The World Health Organization is "rationing" Ebola vaccines in Democratic Republic of Congo, with access controls meaning too few people at risk are being protected in an outbreak of the deadly disease, the aid group MSF said Monday.
The medical charity Medicins Sans Frontiers (MSF) accused the WHO of using a rigid system of eligibility for vaccination, and said the restrictions are allowing the viral disease to resurge in communities previously thought to be protected.
"The WHO is rationing Ebola vaccines and hampering efforts to make them quickly available to all who are at risk of infection," MSF said in a statement. "As a result, the outbreak keeps coming back to areas that have supposedly been covered by vaccination."
The WHO denied it was rationing the vaccine and said it was working as hard as any organization to end Congo's deadly Ebola outbreak.
"We partner closely with the DRC government to reach as many communities and individuals in the outbreak area as possible and are not limiting access to vaccine," it said in a statement.
The Congo Ebola outbreak has killed more than 2,100 people since the middle of last year, second only to the 2013-16 Ebola outbreak in West Africa that killed more than 11,300.
MSF called for more transparency around access to the vaccine, which is manufactured by the U.S. drugmaker Merck and is being deployed in the WHO-led emergency response.
"Time is of essence in an outbreak: medical teams should be able to rapidly provide treatments or vaccines based on what they see on the ground," MSF's emergency coordinator, Natalie Roberts, said. "But our capacity ... is severely undermined by a rigid system which is hard to comprehend."
The WHO and the Congolese health ministry say that since August 2018, more than 223,000 people have been vaccinated with rVSV-ZEBOV, the Merck vaccine that has been shown in clinical trials to be highly protective against Ebola infection.

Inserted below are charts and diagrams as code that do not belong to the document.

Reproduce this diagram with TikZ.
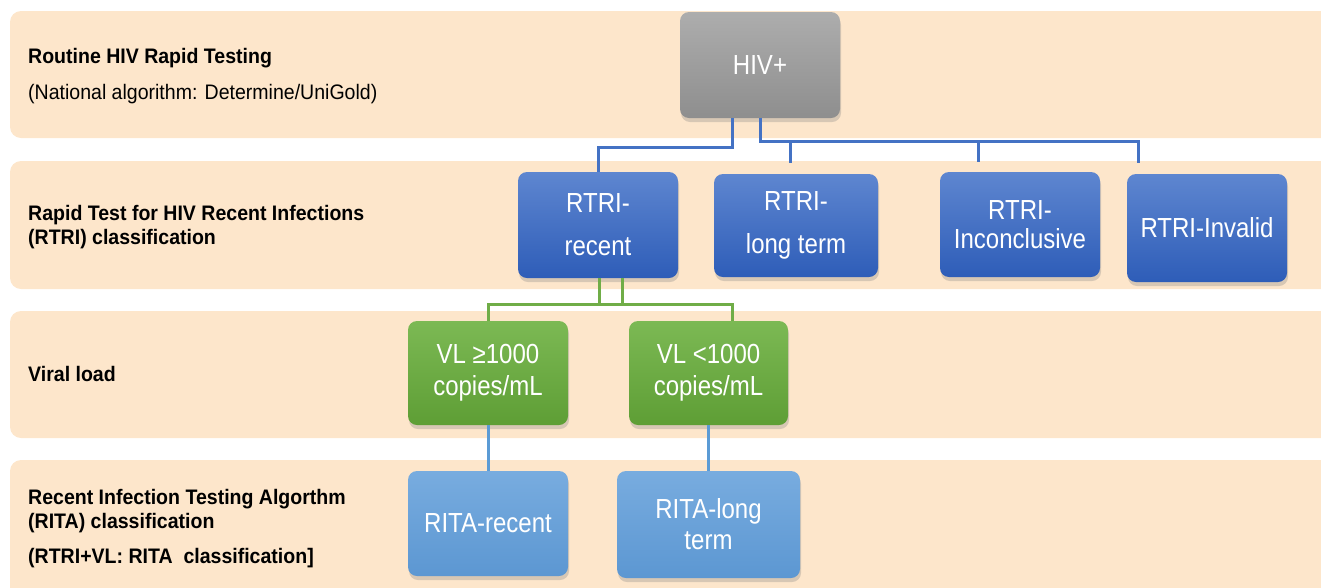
\documentclass[tikz,border=0pt]{standalone}
\usepackage{fontspec}
\setmainfont{Liberation Sans}
\newfontfamily\boxfont{Liberation Sans}[FakeStretch=0.87]
\newfontfamily\lblfont{Liberation Sans}[FakeStretch=0.93]
\usetikzlibrary{shadows}
\definecolor{bandc}{HTML}{FDE6CB}
\definecolor{graytop}{HTML}{ADADAD}
\definecolor{graybot}{HTML}{8E8E8E}
\definecolor{bluetop}{HTML}{5E86D0}
\definecolor{bluebot}{HTML}{2E5DB8}
\definecolor{greentop}{HTML}{7CB954}
\definecolor{greenbot}{HTML}{5E9E35}
\definecolor{ltop}{HTML}{78ACDF}
\definecolor{lbot}{HTML}{5C97D2}
\definecolor{lineblue}{HTML}{4472C4}
\definecolor{linegreen}{HTML}{70AD47}
\definecolor{linelight}{HTML}{5B9BD5}
\begin{document}
\begin{tikzpicture}[x=1pt,y=-1pt,
  bandstyle/.style={fill=bandc, rounded corners=11pt},
  box/.style={rounded corners=9pt, minimum width=160pt, minimum height=106pt,
    text=white, align=center, inner sep=0pt,
    drop shadow={opacity=0.3, shadow xshift=1pt, shadow yshift=-4pt}},
  graybox/.style={box, top color=graytop, bottom color=graybot},
  bluebox/.style={box, top color=bluetop, bottom color=bluebot},
  greenbox/.style={box, top color=greentop, bottom color=greenbot},
  ltbox/.style={box, top color=ltop, bottom color=lbot},
  lbl/.style={anchor=base west, inner sep=0pt, font=\lblfont\fontsize{21}{23}\selectfont},
  blbl/.style={lbl, font=\lblfont\fontsize{21}{23}\selectfont\bfseries},
  conn/.style={line width=3pt},
]
\useasboundingbox (0,0) rectangle (1321,587);
\begin{scope}
\clip (0,0) rectangle (1321,587);
\fill[bandstyle] (10,11) rectangle (1345,138);
\fill[bandstyle] (10,161) rectangle (1345,289);
\fill[bandstyle] (10,311) rectangle (1345,438);
\fill[bandstyle] (10,460) rectangle (1345,610);
\end{scope}

% left labels
\node[blbl] (l1a) at (28,63) {Routine HIV Rapid Testing};
\node[lbl]  (l1b) at (28,99) {(National algorithm: Determine/UniGold)};
\node[blbl] (l2a) at (28,220) {Rapid Test for HIV Recent Infections};
\node[blbl] (l2b) at (28,244) {(RTRI) classification};
\node[blbl] (l3a) at (28,381) {Viral load};
\node[blbl] (l4a) at (28,504) {Recent Infection Testing Algorthm};
\node[blbl] (l4b) at (28,528) {(RITA) classification};
\node[blbl] (l4c) at (28,563) {(RTRI+VL: RITA\ \ classification]};

\coordinate (d1) at (790,163);
\coordinate (d2) at (978,162);
\coordinate (d3) at (1138,163);

% boxes
\node[graybox, font=\boxfont\fontsize{27.6}{30}\selectfont] (hiv) at (760,65) {HIV+};
\node[bluebox, font=\boxfont\fontsize{27.6}{43}\selectfont] (rr) at (598,225) {RTRI-\\recent};
\node[bluebox, minimum width=164pt, minimum height=103pt, font=\boxfont\fontsize{27.6}{43}\selectfont] (rl) at (796,225.5) {RTRI-\\long term};
\node[bluebox, minimum height=105pt, font=\boxfont\fontsize{27.6}{29}\selectfont] (ri) at (1020,224.5) {RTRI-\\Inconclusive};
\node[bluebox, minimum height=108pt, font=\boxfont\fontsize{27.6}{30}\selectfont] (rv) at (1207,228) {RTRI-Invalid};
\node[greenbox, minimum height=104pt, font=\boxfont\fontsize{27.6}{32}\selectfont] (vh) at (488,373) {VL ≥1000\\copies/mL};
\node[greenbox, minimum height=104pt, minimum width=159pt, font=\boxfont\fontsize{27.6}{32}\selectfont] (vl) at (708.5,373) {VL <1000\\copies/mL};
\node[ltbox, minimum height=105pt, font=\boxfont\fontsize{27.6}{30}\selectfont] (ar) at (488,523.5) {RITA-recent};
\node[ltbox, minimum height=107pt, minimum width=183pt, font=\boxfont\fontsize{27.6}{31}\selectfont] (al) at (708.5,524.5) {RITA-long\\term};

% connectors
\draw[conn, lineblue] (hiv.south -| 732,0) -- (732,147) -| (rr.north);
\draw[conn, lineblue] (hiv.south -| 760,0) -- (760,141) -| (d3);
\draw[conn, lineblue] (d1 |- 0,141) -- (d1);
\draw[conn, lineblue] (d2 |- 0,141) -- (d2);
\draw[conn, linegreen] (rr.south -| 599,0) -- (599,304);
\draw[conn, linegreen] (rr.south -| 622,0) -- (622,304);
\draw[conn, linegreen] (vh.north) |- (622,304) -| (vl.north -| 732,0);
\draw[conn, linelight] (vh.south) -- (ar.north);
\draw[conn, linelight] (vl.south) -- (al.north);
\end{tikzpicture}
\end{document}
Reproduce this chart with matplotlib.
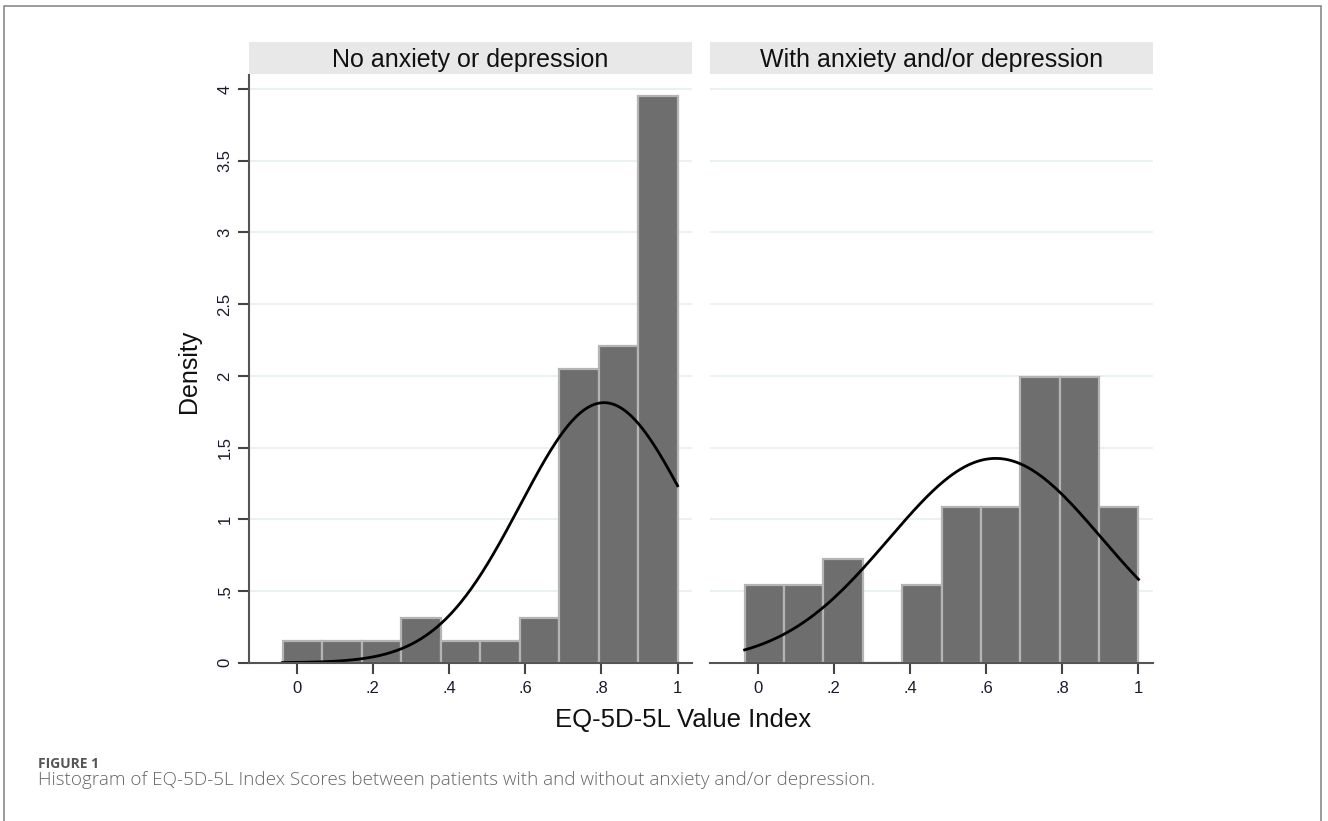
import numpy as np
import matplotlib.pyplot as plt
from matplotlib.patches import Rectangle

# histogram densities (10 bins each, from the sample minimum up to 1)
panels = ["No anxiety or depression", "With anxiety and/or depression"]
left_min = -0.037
left_density = [0.154, 0.154, 0.154, 0.309, 0.154, 0.154, 0.309, 2.05, 2.21, 3.95]
right_min = -0.034
right_density = [0.543, 0.543, 0.724, 0.0, 0.543, 1.086, 1.086, 1.99, 1.99, 1.086]
# normal curve parameters (mean, sd)
left_norm = (0.807, 0.22)
right_norm = (0.625, 0.28)

yticks = [0, 0.5, 1, 1.5, 2, 2.5, 3, 3.5, 4]
ytick_labels = ["0", ".5", "1", "1.5", "2", "2.5", "3", "3.5", "4"]
xticks = [0, 0.2, 0.4, 0.6, 0.8, 1]
xtick_labels = ["0", ".2", ".4", ".6", ".8", "1"]

plt.rcParams['font.family'] = ['Liberation Sans', 'DejaVu Sans']

fig = plt.figure(figsize=(13.28, 8.21), dpi=100)

# outer frame
fig.patches.append(Rectangle((0.003, -0.01), 0.9917, 1.003, transform=fig.transFigure,
                             fill=False, edgecolor="#8a8a8a", linewidth=1.2))

ax_w = 0.3336
ax_b, ax_h = 0.1928, 0.7158
lefts = [0.1875, 0.5346]
data = [(left_min, left_density, left_norm), (right_min, right_density, right_norm)]

for i, (title, (xmin, dens, (mu, sd))) in enumerate(zip(panels, data)):
    ax = fig.add_axes([lefts[i], ax_b, ax_w, ax_h])
    edges = np.linspace(xmin, 1.0, len(dens) + 1)
    ax.bar(edges[:-1], dens, width=np.diff(edges), align="edge",
           color="#6e6e6e", edgecolor="#b4b4b4", linewidth=1.6, zorder=2)
    xs = np.linspace(xmin, 1.0, 300)
    ys = np.exp(-(xs - mu) ** 2 / (2 * sd ** 2)) / (sd * np.sqrt(2 * np.pi))
    ax.plot(xs, ys, color="black", linewidth=2, zorder=3)

    ax.set_xlim(-0.125, 1.038)
    ax.set_ylim(0, 4.098)
    ax.set_yticks(yticks)
    for y in yticks[1:]:
        ax.axhline(y, color="#e4efed", linewidth=1.1, zorder=1)
    ax.set_xticks(xticks)
    ax.set_xticklabels(xtick_labels, fontsize=12, color="#1a1a2a")
    ax.tick_params(axis="x", length=8, width=1.5, color="#444444", pad=5)
    for s in ["top", "right"]:
        ax.spines[s].set_visible(False)
    ax.spines["bottom"].set_color("#555555")
    ax.spines["bottom"].set_linewidth(1.5)
    ax.spines["bottom"].set_zorder(4)
    if i == 0:
        ax.set_yticklabels(ytick_labels, fontsize=12, color="#1a1a2a",
                           rotation=90, va="center")
        ax.tick_params(axis="y", length=8, width=1.5, color="#444444", pad=4)
        ax.spines["left"].set_color("#555555")
        ax.spines["left"].set_linewidth(1.5)
    else:
        ax.spines["left"].set_visible(False)
        ax.tick_params(axis="y", length=0, labelleft=False)

    # panel header strip
    hx = fig.add_axes([lefts[i], 0.9099, ax_w, 0.039])
    hx.set_facecolor("#e8e8e8")
    hx.set_xticks([])
    hx.set_yticks([])
    for s in hx.spines.values():
        s.set_visible(False)
    hx.text(0.5, 0.45, title, ha="center", va="center", fontsize=18,
            color="#111111", transform=hx.transAxes)

fig.text(0.1425, 0.548, "Density", rotation=90, ha="center", va="center",
         fontsize=18, color="#111111")
fig.text(0.5145, 0.123, "EQ-5D-5L Value Index", ha="center", va="center",
         fontsize=18.5, color="#111111")

fig.text(0.0286, 0.0646, "FIGURE 1", fontsize=10, color="#555555",
         family="Open Sans", weight="bold", va="baseline")
fig.text(0.0286, 0.0438,
         "Histogram of EQ-5D-5L Index Scores between patients with and without anxiety and/or depression.",
         fontsize=13.6, color="#666666", family="Open Sans", weight="light", va="baseline")

fig.savefig("out.png", dpi=100)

MSF said it estimates that based on the number of Ebola cases in the outbreak so far, the vaccine should have been given to twice as many — between 450,000 and 600,000 people.
Congo health authorities gave the go-ahead on Saturday for plans to introduce a second Ebola vaccine, made by Johnson & Johnson, to help fight the outbreak.
'Ring vaccination'
The Merck shot is being deployed in a strategy known as "ring vaccination," which aims to control Ebola by identifying and offering the vaccine to contacts of those likely to be infected.
The WHO said that because Ebola spreads via person-to-person contact, this is "the most effective means of stopping" its spread. It said the Merck vaccine eligibility and strategy were recommended by independent specialists in agreement with Congo.
The plan with the addition of the J&J vaccine, it said, is to extend protection by providing it to "targeted at-risk populations" in areas where the disease is not yet being actively transmitted.